Splitting that battery "pack" in half means that you have two batteries each of N/2 size. So each pack can take X*N/2 maximum charging current, which means your total charging current for two packs is 2*X*N/2, or X*N. You've changed nothing by doubling the number of charging ports or chargers.
If splitting the packs in half and doubling the number of charging ports would increase recharge rate, why would Elon Musk not have done it at this point?
BTW if you hook up a Volt to a 250 kW Tesla v3 Supercharger, it won't fill at 250 kW, because the battery can't accept that much current.

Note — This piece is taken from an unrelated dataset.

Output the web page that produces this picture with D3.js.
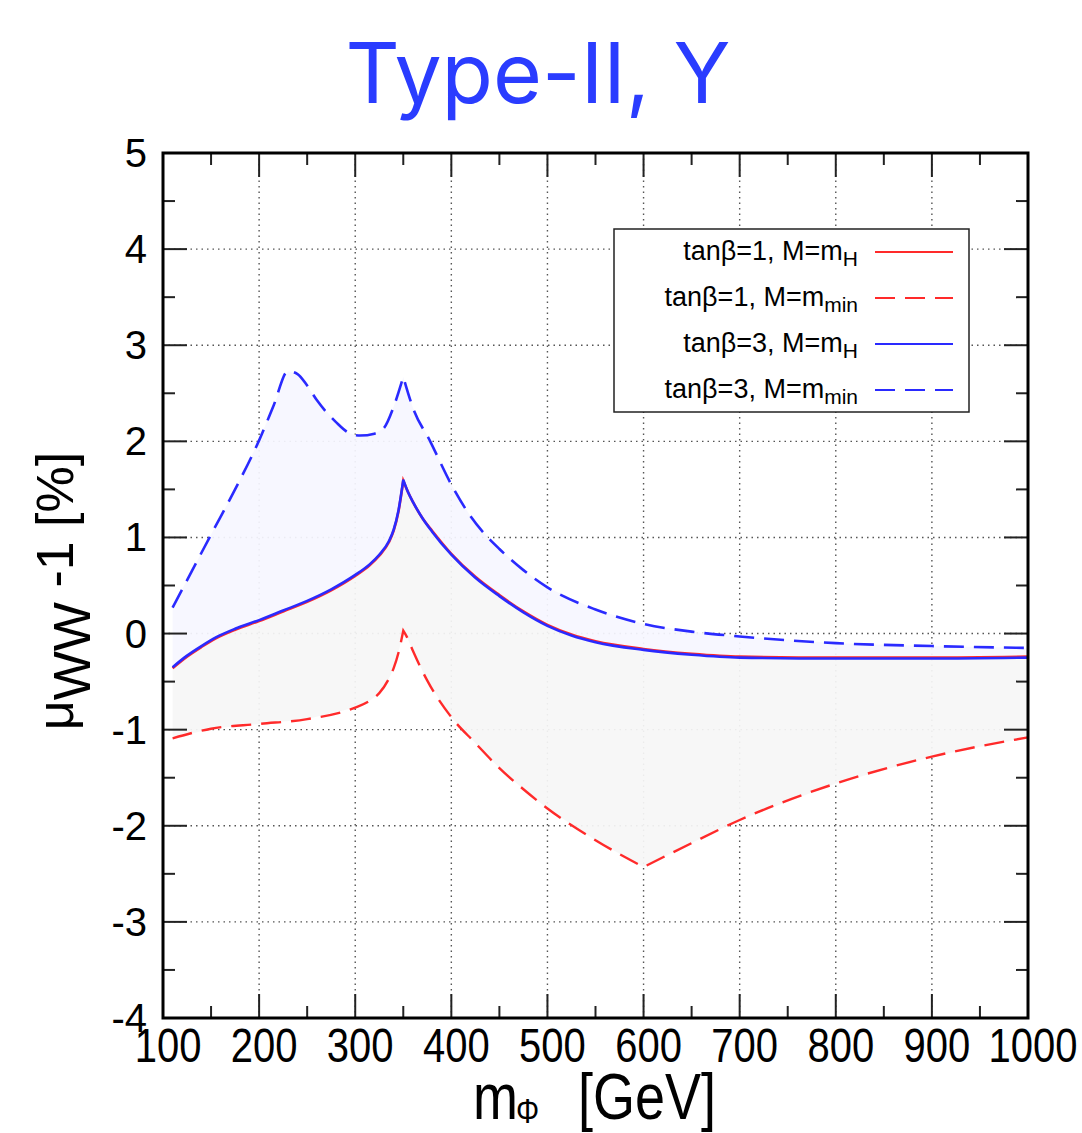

If I have one 10 L bucket and one hose to fill it with water, it will fill at half the rate of two 5 L buckets and two hoses.
I get 10 L twice as fast with two hoses.
The problem is that you're ONLY looking at this from the flow rate of the source. You're not looking at it from the rate at which the battery can accept charge, which is the limiting factor.
If the hose output is the same, then you'll fill one 10L bucket twice as fast with two hoses as you will with one. Along the same lines, if you have two 5L buckets, you'll fill them with 2 hoses AT THE SAME RATE as you will fill one 10L bucket with two hoses. It doesn't matter whether it's one 10L bucket or two 5L buckets if the hose flow rate is the key.
What I'm saying is that with batteries, it is NOT the hose flow rate that is the limiting factor--it is the battery cell maximum charging current.